SOURCE RECORDS:
-=-=-=-=-
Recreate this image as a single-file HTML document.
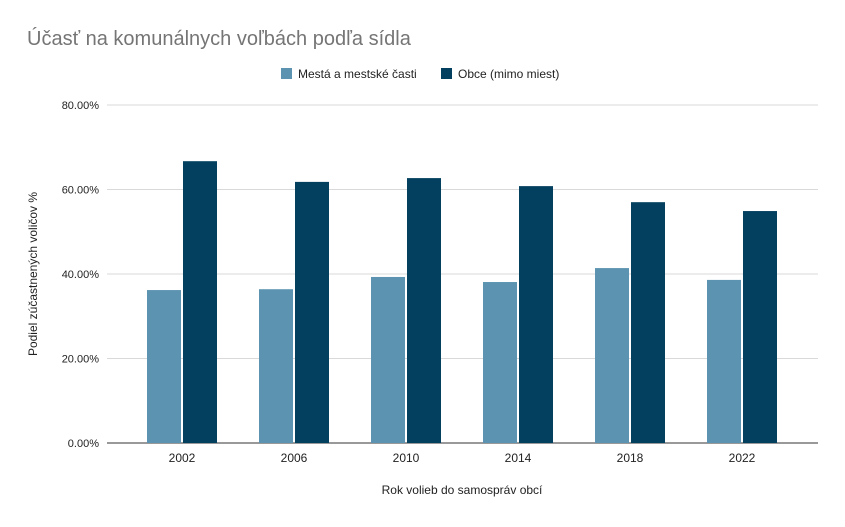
<!DOCTYPE html>
<html><head><meta charset="utf-8">
<style>
body{margin:0;background:#fff;font-family:"Liberation Sans",sans-serif;}
svg text{font-family:"Liberation Sans",sans-serif;}
</style></head>
<body>
<svg id="chart" width="845" height="522" xmlns="http://www.w3.org/2000/svg">
<rect width="845" height="522" fill="#fff"/>
<text x="27" y="45" font-size="20" fill="#757575">Účasť na komunálnych voľbách podľa sídla</text>
<g>
<rect x="281" y="68" width="11" height="11" fill="#5b93b0"/>
<text x="298" y="78" font-size="12" fill="#222">Mestá a mestské časti</text>
<rect x="441" y="68" width="11" height="11" fill="#03405f"/>
<text x="458" y="78" font-size="12" fill="#222">Obce (mimo miest)</text>
</g>
<g id="grid"></g>
<g id="bars"></g>
<g id="xlabels"></g>
<text x="462" y="494" font-size="12" text-anchor="middle" fill="#222">Rok volieb do samospráv obcí</text>
<text transform="translate(37,274) rotate(-90)" font-size="12" text-anchor="middle" fill="#222">Podiel zúčastnených voličov %</text>
</svg>
<script>
const categories=["2002","2006","2010","2014","2018","2022"];
const mesta=[36.2,36.4,39.3,38.1,41.4,38.6];
const obce=[66.7,61.8,62.7,60.8,57.0,54.9];
const yTicks=[0,20,40,60,80];
const yTickLabels=["0.00%","20.00%","40.00%","60.00%","80.00%"];
const NS="http://www.w3.org/2000/svg";
const y0=443,y80=105,x0=107,x1=818;
function yScale(v){return y0-(v/80)*(y0-y80);}
function xCenter(i){return 126+(i+0.5)*(672/categories.length);}
function mk(tag,attrs,parent){const e=document.createElementNS(NS,tag);for(const k in attrs)e.setAttribute(k,attrs[k]);parent.appendChild(e);return e;}
const grid=document.getElementById('grid'),bars=document.getElementById('bars'),xl=document.getElementById('xlabels');
yTicks.forEach((t,i)=>{
  const y=yScale(t);
  const l=mk('line',{x1:x0,x2:x1,y1:y,y2:y,stroke:i===0?'#333':'#d9d9d9','stroke-width':1},grid);
  
  
  const tx=mk('text',{x:99,y:y+4,'font-size':11,'text-anchor':'end',fill:'#222'},grid);
  tx.textContent=yTickLabels[i];
  
  
});
const bw=34;
categories.forEach((c,i)=>{
  const cx=xCenter(i);
  const a=mk('rect',{x:cx-bw-1,y:yScale(mesta[i]),width:bw,height:y0-yScale(mesta[i]),fill:'#5b93b0'},bars);
  
  
  const b=mk('rect',{x:cx+1,y:yScale(obce[i]),width:bw,height:y0-yScale(obce[i]),fill:'#03405f'},bars);
  
  
  const t=mk('text',{x:cx,y:462,'font-size':12,'text-anchor':'middle',fill:'#222'},xl);
  t.textContent=c;
  
  
});
</script>
</body></html>
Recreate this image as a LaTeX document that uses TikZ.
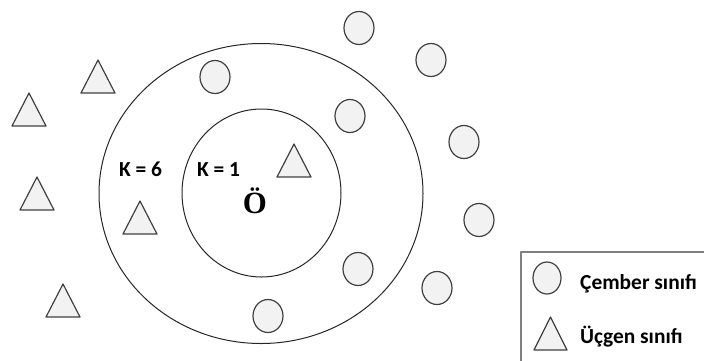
\documentclass[tikz,border=0pt]{standalone}
\usepackage{fontspec}
\setmainfont{Carlito}
\newfontfamily\serifbold{Liberation Serif}
\definecolor{noktagri}{HTML}{F2F2F2}
\definecolor{kenargri}{HTML}{404040}
\definecolor{kutugri}{HTML}{7F7F7F}
\begin{document}
\begin{tikzpicture}[x=1bp, y=-1bp, line join=round,
	cember/.style={draw=kenargri, fill=noktagri, line width=1.2bp},
	ucgen/.style={draw=kenargri, fill=noktagri, line width=1.2bp},
	halka/.style={draw=black!85, line width=1bp},
	etiket/.style={font=\fontsize{21.5}{24}\selectfont\bfseries, inner sep=0pt}]
	\useasboundingbox (0,0) rectangle (704,360);

	% komsuluk halkalari
	\draw[halka] (261,193.5) ellipse [x radius=162, y radius=150];
	\draw[halka] (261.5,193) ellipse [x radius=79.5, y radius=84];

	% cember sinifi ornekleri
	\foreach \cx/\cy in {215/77, 359/28, 431/60, 350/116, 464/142, 479/220, 358/269, 437/288, 268/316}
		\draw[cember] (\cx,\cy) ellipse [x radius=15, y radius=16.5];

	% ucgen sinifi ornekleri (tepe noktasi)
	\foreach \tx/\ty in {98/60, 29/93, 37/177, 140/201, 63/284, 294/144}
		\draw[ucgen] (\tx,\ty) -- ++(17,33) -- ++(-34,0) -- cycle;

	% K etiketleri ve sorgu noktasi
	\node[etiket] (k6) at (140.5,169) {K = 6};
	\node[etiket] (k1) at (218.5,170) {K = 1};
	\node[inner sep=0pt, font=\serifbold\fontsize{31}{32}\selectfont\bfseries] (sorgu) at (255,200.5) {Ö};

	% lejant
	\draw[draw=kutugri, line width=1.5bp] (710,252) -- (521,252) -- (521,370);
	\draw[cember] (547,278) ellipse [x radius=14, y radius=16];
	\draw[ucgen] (550.5,317) -- ++(16.5,33) -- ++(-33,0) -- cycle;
	\node[etiket, anchor=base west] (lcember) at (580,289) {Çember sınıfı};
	\node[etiket, anchor=base west] (lucgen) at (580,343) {Üçgen sınıfı};
\end{tikzpicture}
\end{document}
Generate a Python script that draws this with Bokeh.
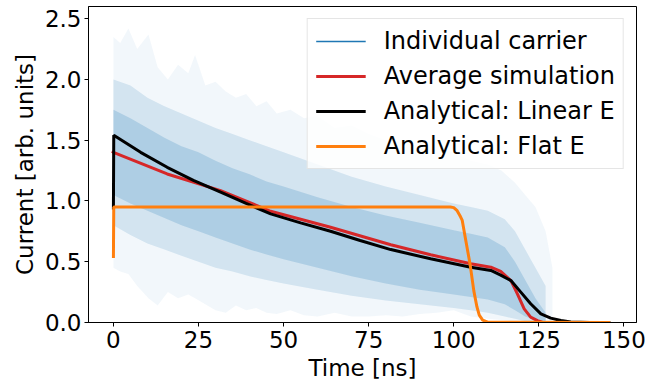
-=-=-=-=-
SET EXERCISE: Copy each line above precisely, dropping the pictures.

RESULT OF THIS EXERCISE:
Recreate this image as a single-file HTML document.
<!DOCTYPE html>
<html><head><meta charset="utf-8">
<style>
body{margin:0;background:#fff;font-family:"Liberation Sans",sans-serif;}
svg text{font-family:"Liberation Sans",sans-serif;}
</style></head>
<body>
<svg id="chart" width="845" height="522" xmlns="http://www.w3.org/2000/svg">
<rect width="845" height="522" fill="#fff"/>
<text x="27" y="45" font-size="20" fill="#757575">Účasť na komunálnych voľbách podľa sídla</text>
<g>
<rect x="281" y="68" width="11" height="11" fill="#5b93b0"/>
<text x="298" y="78" font-size="12" fill="#222">Mestá a mestské časti</text>
<rect x="441" y="68" width="11" height="11" fill="#03405f"/>
<text x="458" y="78" font-size="12" fill="#222">Obce (mimo miest)</text>
</g>
<g id="grid"></g>
<g id="bars"></g>
<g id="xlabels"></g>
<text x="462" y="494" font-size="12" text-anchor="middle" fill="#222">Rok volieb do samospráv obcí</text>
<text transform="translate(37,274) rotate(-90)" font-size="12" text-anchor="middle" fill="#222">Podiel zúčastnených voličov %</text>
</svg>
<script>
const categories=["2002","2006","2010","2014","2018","2022"];
const mesta=[36.2,36.4,39.3,38.1,41.4,38.6];
const obce=[66.7,61.8,62.7,60.8,57.0,54.9];
const yTicks=[0,20,40,60,80];
const yTickLabels=["0.00%","20.00%","40.00%","60.00%","80.00%"];
const NS="http://www.w3.org/2000/svg";
const y0=443,y80=105,x0=107,x1=818;
function yScale(v){return y0-(v/80)*(y0-y80);}
function xCenter(i){return 126+(i+0.5)*(672/categories.length);}
function mk(tag,attrs,parent){const e=document.createElementNS(NS,tag);for(const k in attrs)e.setAttribute(k,attrs[k]);parent.appendChild(e);return e;}
const grid=document.getElementById('grid'),bars=document.getElementById('bars'),xl=document.getElementById('xlabels');
yTicks.forEach((t,i)=>{
  const y=yScale(t);
  const l=mk('line',{x1:x0,x2:x1,y1:y,y2:y,stroke:i===0?'#333':'#d9d9d9','stroke-width':1},grid);
  
  
  const tx=mk('text',{x:99,y:y+4,'font-size':11,'text-anchor':'end',fill:'#222'},grid);
  tx.textContent=yTickLabels[i];
  
  
});
const bw=34;
categories.forEach((c,i)=>{
  const cx=xCenter(i);
  const a=mk('rect',{x:cx-bw-1,y:yScale(mesta[i]),width:bw,height:y0-yScale(mesta[i]),fill:'#5b93b0'},bars);
  
  
  const b=mk('rect',{x:cx+1,y:yScale(obce[i]),width:bw,height:y0-yScale(obce[i]),fill:'#03405f'},bars);
  
  
  const t=mk('text',{x:cx,y:462,'font-size':12,'text-anchor':'middle',fill:'#222'},xl);
  t.textContent=c;
  
  
});
</script>
</body></html>
Recreate this image as a LaTeX document that uses TikZ.
\documentclass[tikz,border=0pt]{standalone}
\usepackage{fontspec}
\setmainfont{Carlito}
\newfontfamily\serifbold{Liberation Serif}
\definecolor{noktagri}{HTML}{F2F2F2}
\definecolor{kenargri}{HTML}{404040}
\definecolor{kutugri}{HTML}{7F7F7F}
\begin{document}
\begin{tikzpicture}[x=1bp, y=-1bp, line join=round,
	cember/.style={draw=kenargri, fill=noktagri, line width=1.2bp},
	ucgen/.style={draw=kenargri, fill=noktagri, line width=1.2bp},
	halka/.style={draw=black!85, line width=1bp},
	etiket/.style={font=\fontsize{21.5}{24}\selectfont\bfseries, inner sep=0pt}]
	\useasboundingbox (0,0) rectangle (704,360);

	% komsuluk halkalari
	\draw[halka] (261,193.5) ellipse [x radius=162, y radius=150];
	\draw[halka] (261.5,193) ellipse [x radius=79.5, y radius=84];

	% cember sinifi ornekleri
	\foreach \cx/\cy in {215/77, 359/28, 431/60, 350/116, 464/142, 479/220, 358/269, 437/288, 268/316}
		\draw[cember] (\cx,\cy) ellipse [x radius=15, y radius=16.5];

	% ucgen sinifi ornekleri (tepe noktasi)
	\foreach \tx/\ty in {98/60, 29/93, 37/177, 140/201, 63/284, 294/144}
		\draw[ucgen] (\tx,\ty) -- ++(17,33) -- ++(-34,0) -- cycle;

	% K etiketleri ve sorgu noktasi
	\node[etiket] (k6) at (140.5,169) {K = 6};
	\node[etiket] (k1) at (218.5,170) {K = 1};
	\node[inner sep=0pt, font=\serifbold\fontsize{31}{32}\selectfont\bfseries] (sorgu) at (255,200.5) {Ö};

	% lejant
	\draw[draw=kutugri, line width=1.5bp] (710,252) -- (521,252) -- (521,370);
	\draw[cember] (547,278) ellipse [x radius=14, y radius=16];
	\draw[ucgen] (550.5,317) -- ++(16.5,33) -- ++(-33,0) -- cycle;
	\node[etiket, anchor=base west] (lcember) at (580,289) {Çember sınıfı};
	\node[etiket, anchor=base west] (lucgen) at (580,343) {Üçgen sınıfı};
\end{tikzpicture}
\end{document}
Generate a Python script that draws this with Bokeh.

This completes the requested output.